[Objective]: Extract each line of the records below that contains the word "this".
--- Begin Available records ---
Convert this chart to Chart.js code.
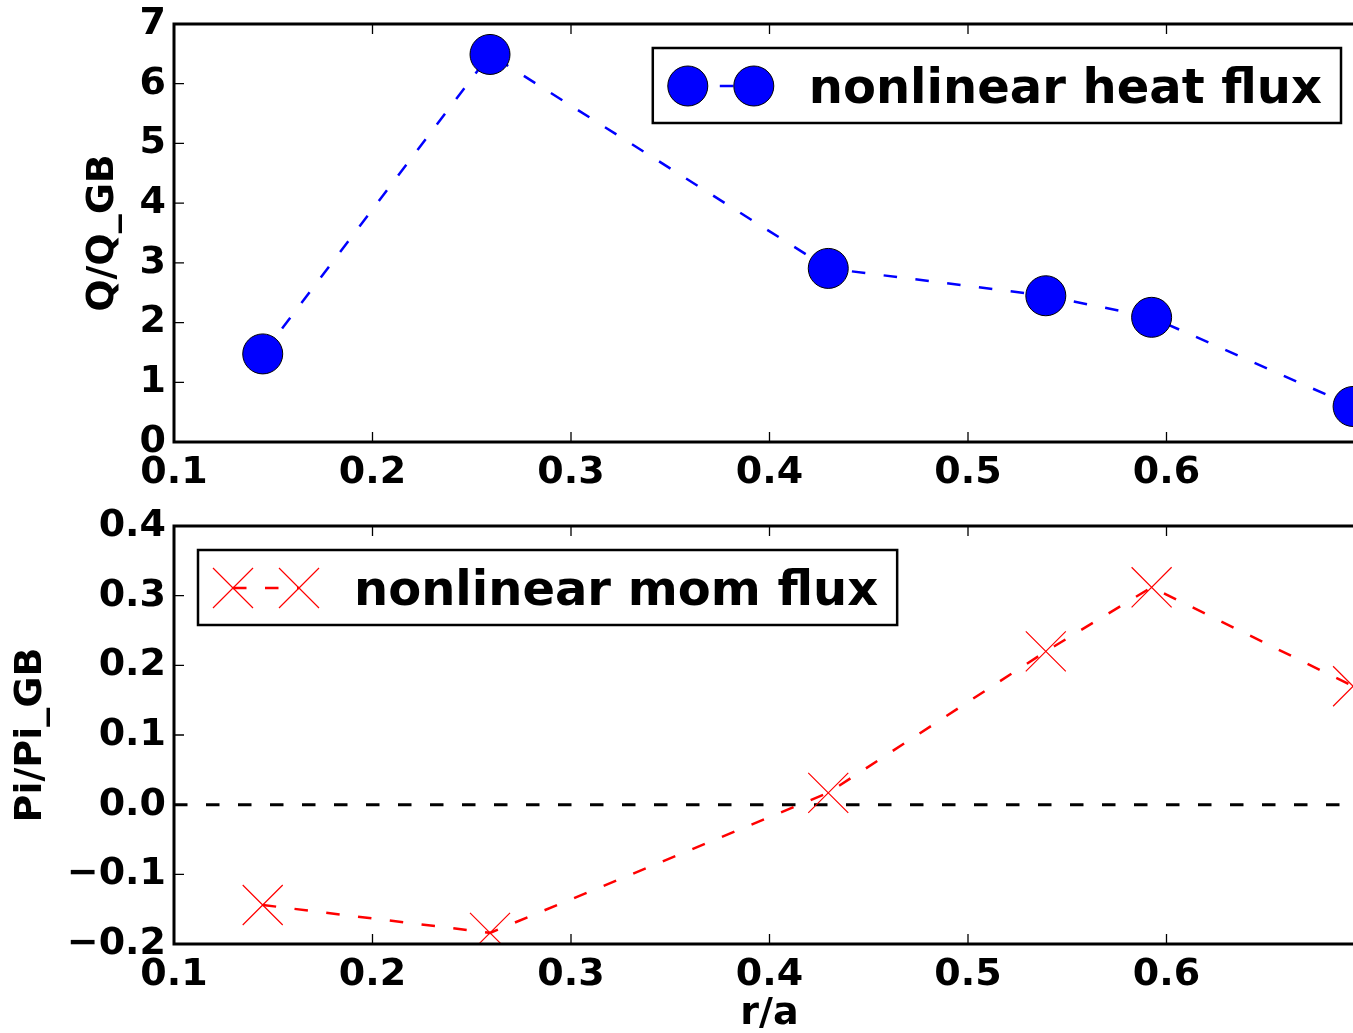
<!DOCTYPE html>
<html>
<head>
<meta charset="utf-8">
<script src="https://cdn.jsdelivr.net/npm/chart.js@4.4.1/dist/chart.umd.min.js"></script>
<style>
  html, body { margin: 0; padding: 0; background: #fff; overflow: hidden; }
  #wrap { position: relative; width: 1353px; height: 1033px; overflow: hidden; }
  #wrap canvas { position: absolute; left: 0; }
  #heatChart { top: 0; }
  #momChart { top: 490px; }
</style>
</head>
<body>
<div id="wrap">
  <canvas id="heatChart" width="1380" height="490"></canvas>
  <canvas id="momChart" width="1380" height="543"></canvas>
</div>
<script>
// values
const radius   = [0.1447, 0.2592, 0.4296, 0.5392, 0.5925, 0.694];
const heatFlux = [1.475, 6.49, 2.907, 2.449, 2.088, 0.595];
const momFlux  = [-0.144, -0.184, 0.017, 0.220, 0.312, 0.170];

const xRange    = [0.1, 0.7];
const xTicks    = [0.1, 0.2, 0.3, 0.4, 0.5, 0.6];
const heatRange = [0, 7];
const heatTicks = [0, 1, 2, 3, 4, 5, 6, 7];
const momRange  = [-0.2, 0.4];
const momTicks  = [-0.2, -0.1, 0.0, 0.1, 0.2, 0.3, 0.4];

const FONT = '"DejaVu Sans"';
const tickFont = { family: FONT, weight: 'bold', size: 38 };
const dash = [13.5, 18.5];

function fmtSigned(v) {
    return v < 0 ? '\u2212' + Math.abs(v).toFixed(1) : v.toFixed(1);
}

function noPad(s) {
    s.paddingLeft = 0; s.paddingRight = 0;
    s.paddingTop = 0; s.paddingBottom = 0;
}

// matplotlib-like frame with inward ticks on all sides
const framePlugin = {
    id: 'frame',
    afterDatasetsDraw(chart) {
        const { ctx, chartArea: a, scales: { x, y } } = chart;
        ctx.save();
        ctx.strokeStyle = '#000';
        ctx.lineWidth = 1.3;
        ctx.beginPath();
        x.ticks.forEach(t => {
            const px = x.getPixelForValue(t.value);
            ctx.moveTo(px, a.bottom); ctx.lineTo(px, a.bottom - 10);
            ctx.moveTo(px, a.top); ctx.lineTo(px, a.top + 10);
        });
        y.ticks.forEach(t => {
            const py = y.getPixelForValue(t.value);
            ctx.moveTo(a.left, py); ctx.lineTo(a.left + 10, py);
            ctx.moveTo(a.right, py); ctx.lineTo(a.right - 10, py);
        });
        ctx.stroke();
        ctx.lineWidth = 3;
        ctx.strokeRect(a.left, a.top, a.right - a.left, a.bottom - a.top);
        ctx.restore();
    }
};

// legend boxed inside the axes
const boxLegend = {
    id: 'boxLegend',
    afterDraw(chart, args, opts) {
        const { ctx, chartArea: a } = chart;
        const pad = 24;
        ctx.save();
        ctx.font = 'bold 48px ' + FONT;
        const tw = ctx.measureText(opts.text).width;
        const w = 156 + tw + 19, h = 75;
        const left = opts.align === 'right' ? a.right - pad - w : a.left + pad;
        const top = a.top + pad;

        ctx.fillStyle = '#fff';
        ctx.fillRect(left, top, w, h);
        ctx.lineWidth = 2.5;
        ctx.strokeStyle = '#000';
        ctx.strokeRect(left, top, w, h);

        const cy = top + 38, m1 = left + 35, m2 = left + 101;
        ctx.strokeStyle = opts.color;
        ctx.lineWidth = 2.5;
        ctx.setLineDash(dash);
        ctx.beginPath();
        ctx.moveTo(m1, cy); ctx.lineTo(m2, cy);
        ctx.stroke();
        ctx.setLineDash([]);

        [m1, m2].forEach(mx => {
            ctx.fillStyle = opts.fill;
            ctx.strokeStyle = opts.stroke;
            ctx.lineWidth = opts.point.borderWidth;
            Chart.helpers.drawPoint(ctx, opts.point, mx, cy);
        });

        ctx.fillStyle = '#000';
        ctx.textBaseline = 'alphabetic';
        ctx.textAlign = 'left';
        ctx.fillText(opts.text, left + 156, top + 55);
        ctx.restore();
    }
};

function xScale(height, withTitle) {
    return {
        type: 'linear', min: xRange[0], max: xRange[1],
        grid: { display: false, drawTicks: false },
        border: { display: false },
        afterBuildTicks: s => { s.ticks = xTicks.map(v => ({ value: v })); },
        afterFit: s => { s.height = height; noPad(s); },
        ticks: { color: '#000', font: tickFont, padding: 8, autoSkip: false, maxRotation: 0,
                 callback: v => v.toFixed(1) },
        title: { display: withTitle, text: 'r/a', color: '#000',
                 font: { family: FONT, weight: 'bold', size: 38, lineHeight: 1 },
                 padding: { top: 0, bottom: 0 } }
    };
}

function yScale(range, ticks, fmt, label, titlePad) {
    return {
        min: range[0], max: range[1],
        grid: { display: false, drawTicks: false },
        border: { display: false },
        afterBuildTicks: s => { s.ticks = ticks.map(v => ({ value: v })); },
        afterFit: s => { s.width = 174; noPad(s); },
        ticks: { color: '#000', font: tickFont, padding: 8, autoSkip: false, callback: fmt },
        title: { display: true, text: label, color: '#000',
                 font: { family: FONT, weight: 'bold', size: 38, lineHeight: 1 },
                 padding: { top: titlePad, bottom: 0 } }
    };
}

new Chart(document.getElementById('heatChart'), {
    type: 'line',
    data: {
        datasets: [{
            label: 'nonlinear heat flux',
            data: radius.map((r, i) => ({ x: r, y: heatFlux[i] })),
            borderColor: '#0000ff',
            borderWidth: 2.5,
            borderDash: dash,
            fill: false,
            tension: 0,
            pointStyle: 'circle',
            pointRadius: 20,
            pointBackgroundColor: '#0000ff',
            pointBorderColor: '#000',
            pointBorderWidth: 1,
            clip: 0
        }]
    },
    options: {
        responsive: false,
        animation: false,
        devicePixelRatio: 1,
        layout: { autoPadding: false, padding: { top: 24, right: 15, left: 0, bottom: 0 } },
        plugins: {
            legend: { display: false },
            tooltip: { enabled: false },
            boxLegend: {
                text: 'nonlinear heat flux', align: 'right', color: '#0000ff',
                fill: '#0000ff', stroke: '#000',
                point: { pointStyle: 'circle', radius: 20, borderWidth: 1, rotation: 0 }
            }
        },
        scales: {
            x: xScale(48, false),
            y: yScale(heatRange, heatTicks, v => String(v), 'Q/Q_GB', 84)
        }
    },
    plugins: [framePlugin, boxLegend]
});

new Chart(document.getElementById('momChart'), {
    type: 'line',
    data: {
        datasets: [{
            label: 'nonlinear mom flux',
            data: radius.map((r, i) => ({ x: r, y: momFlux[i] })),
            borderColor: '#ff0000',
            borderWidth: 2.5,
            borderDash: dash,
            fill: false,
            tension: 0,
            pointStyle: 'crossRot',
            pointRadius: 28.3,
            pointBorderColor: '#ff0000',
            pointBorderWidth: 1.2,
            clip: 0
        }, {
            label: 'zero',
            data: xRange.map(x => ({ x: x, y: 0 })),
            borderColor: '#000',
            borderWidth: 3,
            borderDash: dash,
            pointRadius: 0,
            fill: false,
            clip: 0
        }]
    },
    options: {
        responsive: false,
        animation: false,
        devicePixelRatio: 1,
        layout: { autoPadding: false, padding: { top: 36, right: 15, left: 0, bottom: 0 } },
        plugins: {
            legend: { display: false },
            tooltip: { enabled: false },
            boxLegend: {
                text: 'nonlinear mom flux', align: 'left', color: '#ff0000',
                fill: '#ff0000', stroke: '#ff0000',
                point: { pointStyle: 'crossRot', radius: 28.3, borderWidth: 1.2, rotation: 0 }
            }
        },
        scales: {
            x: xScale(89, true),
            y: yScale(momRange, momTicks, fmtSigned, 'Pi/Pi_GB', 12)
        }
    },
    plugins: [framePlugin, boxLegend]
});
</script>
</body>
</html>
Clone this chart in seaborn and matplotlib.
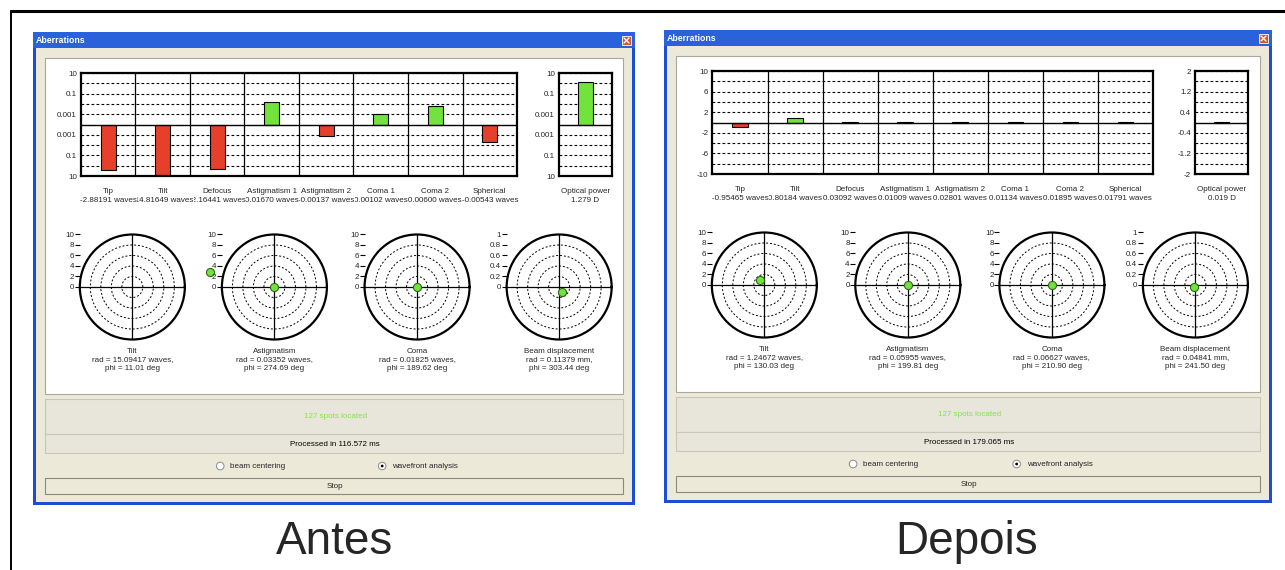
--- End Available records ---
[Task result]:
Convert this chart to Chart.js code.
Clone this chart in seaborn and matplotlib.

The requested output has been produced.